If your property is currently below EPC C and you're planning upgrades before 2030, the £10,000 cost cap explained is worth reading before you commit. And if you need to register a formal exemption, our step-by-step guide to the PRS Exemptions Register covers the process in detail.


The 2030 Stakes

Current MEES penalty: up to £5,000 per property for a property below EPC E.
2030 penalty (property below EPC C): up to £30,000 per property, as confirmed in the government's January 2026 partial response.

For a landlord with five properties, that's a potential exposure of £150,000. Every one of those fines would go to you, the landlord — regardless of who manages the properties or what your management agreements say.

The Wandsworth enforcement example — £4,000 fine, agent's argument rejected — was under the current £5,000 maximum regime. The 2030 maximum is six times higher. See our EPC C deadline guide for the full compliance timeline.


Checklist — Audit Your Agent Today

Use this to assess whether your agent is actually managing your EPC compliance:

  • Can your agent provide the current EPC for every property in your portfolio, without you asking twice?
  • Have you received EPC expiry warnings from your agent in the last 12 months?
  • Does your management agreement include specific EPC compliance obligations?
  • Has your agent told you which of your properties will need upgrades before 2030?
  • Do your current property listings show the EPC energy efficiency rating?
  • If any property is EPC D or below — has your agent given you a written compliance plan?

If you've ticked fewer than four, your agent is not managing your EPC compliance adequately. Act before enforcement reaches your area.


FAQ

Can my letting agent be fined for my non-compliant EPC?

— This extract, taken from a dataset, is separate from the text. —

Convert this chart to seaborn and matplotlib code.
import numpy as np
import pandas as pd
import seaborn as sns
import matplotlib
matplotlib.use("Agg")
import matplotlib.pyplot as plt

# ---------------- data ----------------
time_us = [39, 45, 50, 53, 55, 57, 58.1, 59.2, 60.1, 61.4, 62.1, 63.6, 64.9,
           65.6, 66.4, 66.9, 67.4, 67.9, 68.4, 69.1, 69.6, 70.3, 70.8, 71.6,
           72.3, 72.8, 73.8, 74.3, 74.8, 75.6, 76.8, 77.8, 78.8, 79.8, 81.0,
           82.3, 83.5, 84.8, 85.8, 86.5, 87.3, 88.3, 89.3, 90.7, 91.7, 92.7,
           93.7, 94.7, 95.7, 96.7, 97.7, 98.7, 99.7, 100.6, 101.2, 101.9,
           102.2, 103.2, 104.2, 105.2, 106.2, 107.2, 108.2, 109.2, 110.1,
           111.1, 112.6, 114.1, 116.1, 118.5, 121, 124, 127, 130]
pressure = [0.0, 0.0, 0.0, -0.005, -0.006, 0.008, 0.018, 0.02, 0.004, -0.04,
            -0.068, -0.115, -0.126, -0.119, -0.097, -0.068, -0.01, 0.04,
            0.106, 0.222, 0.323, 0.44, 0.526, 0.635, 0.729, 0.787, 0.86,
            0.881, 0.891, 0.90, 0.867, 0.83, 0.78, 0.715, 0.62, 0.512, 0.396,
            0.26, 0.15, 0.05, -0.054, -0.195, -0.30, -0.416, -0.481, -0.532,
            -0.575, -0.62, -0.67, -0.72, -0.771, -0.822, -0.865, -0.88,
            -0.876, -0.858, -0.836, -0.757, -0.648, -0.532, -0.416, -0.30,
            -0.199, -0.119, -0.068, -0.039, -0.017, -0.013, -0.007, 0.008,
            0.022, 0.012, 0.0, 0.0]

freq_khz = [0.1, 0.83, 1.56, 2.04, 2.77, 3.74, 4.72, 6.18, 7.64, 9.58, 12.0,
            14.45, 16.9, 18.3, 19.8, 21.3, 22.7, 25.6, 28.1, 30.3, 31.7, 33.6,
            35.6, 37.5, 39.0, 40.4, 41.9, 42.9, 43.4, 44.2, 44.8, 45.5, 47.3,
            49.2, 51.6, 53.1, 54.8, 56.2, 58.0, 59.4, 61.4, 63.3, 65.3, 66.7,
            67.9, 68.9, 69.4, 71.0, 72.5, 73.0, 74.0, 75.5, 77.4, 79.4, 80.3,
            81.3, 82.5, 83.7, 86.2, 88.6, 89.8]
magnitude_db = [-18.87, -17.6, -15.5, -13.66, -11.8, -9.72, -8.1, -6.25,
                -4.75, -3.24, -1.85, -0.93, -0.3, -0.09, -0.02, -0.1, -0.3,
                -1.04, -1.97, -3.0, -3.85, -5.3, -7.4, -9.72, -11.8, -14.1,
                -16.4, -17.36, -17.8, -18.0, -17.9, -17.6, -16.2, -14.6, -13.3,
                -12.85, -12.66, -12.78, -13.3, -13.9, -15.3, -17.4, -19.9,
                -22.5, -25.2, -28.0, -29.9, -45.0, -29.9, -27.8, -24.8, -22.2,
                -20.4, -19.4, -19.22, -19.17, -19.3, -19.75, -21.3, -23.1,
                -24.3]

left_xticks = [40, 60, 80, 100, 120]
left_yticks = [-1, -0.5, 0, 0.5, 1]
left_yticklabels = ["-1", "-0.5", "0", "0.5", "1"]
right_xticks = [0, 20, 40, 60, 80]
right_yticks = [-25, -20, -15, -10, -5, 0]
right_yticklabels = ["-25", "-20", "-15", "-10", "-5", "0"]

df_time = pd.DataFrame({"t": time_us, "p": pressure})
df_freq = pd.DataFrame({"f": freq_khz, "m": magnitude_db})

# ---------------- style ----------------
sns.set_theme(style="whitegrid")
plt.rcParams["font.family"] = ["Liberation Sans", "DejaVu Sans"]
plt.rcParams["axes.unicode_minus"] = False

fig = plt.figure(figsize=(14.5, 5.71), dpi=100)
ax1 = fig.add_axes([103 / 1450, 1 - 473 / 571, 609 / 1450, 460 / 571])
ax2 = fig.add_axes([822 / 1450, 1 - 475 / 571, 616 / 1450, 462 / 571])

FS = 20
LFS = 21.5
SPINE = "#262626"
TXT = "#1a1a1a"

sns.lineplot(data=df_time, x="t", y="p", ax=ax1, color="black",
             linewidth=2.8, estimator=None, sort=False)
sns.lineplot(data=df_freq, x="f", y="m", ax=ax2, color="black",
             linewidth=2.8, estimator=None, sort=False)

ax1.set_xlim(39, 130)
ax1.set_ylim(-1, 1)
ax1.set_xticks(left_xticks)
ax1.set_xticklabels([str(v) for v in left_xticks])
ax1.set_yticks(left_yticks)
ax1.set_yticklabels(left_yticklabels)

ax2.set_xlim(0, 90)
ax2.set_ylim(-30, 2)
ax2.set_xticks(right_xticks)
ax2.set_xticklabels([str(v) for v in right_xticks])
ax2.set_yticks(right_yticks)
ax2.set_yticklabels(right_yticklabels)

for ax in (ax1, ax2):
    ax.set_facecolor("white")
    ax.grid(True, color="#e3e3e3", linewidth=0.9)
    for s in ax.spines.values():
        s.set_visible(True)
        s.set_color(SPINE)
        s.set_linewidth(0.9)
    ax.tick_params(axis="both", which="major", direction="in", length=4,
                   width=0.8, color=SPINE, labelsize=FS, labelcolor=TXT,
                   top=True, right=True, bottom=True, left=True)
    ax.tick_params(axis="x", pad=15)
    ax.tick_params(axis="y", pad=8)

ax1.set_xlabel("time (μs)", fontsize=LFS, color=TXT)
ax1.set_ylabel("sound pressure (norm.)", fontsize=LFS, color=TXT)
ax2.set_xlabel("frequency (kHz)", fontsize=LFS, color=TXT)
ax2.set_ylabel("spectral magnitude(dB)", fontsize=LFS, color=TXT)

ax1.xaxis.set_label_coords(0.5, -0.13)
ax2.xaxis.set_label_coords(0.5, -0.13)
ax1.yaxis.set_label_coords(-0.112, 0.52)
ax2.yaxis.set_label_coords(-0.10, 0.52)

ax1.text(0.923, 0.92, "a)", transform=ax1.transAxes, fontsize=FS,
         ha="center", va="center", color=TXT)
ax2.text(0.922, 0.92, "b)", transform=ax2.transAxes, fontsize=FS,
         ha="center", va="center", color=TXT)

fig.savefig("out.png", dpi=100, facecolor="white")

Not under MEES. The fine for failing to meet the minimum energy efficiency standard always goes to the landlord. However, letting agents CAN be fined directly — up to £200 per breach — for failing to provide an EPC to a prospective tenant under the Energy Performance of Buildings Regulations 2012. These are two separate legal frameworks with different enforcement rules.

If I use a fully managed agent, do I still need to monitor my EPC compliance?

Yes. Legal liability under MEES remains entirely yours regardless of your management arrangement. Your agent may track EPC compliance as part of their service, but if they miss it — you receive the fine. Treat your EPC compliance the same way you treat your mortgage payments: your responsibility to verify, even if someone else is helping to manage it.

What should I do if my agent has never mentioned the 2030 EPC C requirement?

Raise it immediately. Ask your agent to confirm the current EPC rating for every property, the certificate expiry date, and what their plan is for the 2030 deadline. If they can't provide this information promptly, either insist on adding EPC obligations to your management agreement at next renewal, or commission an EPC assessment directly and take ownership of the compliance process yourself.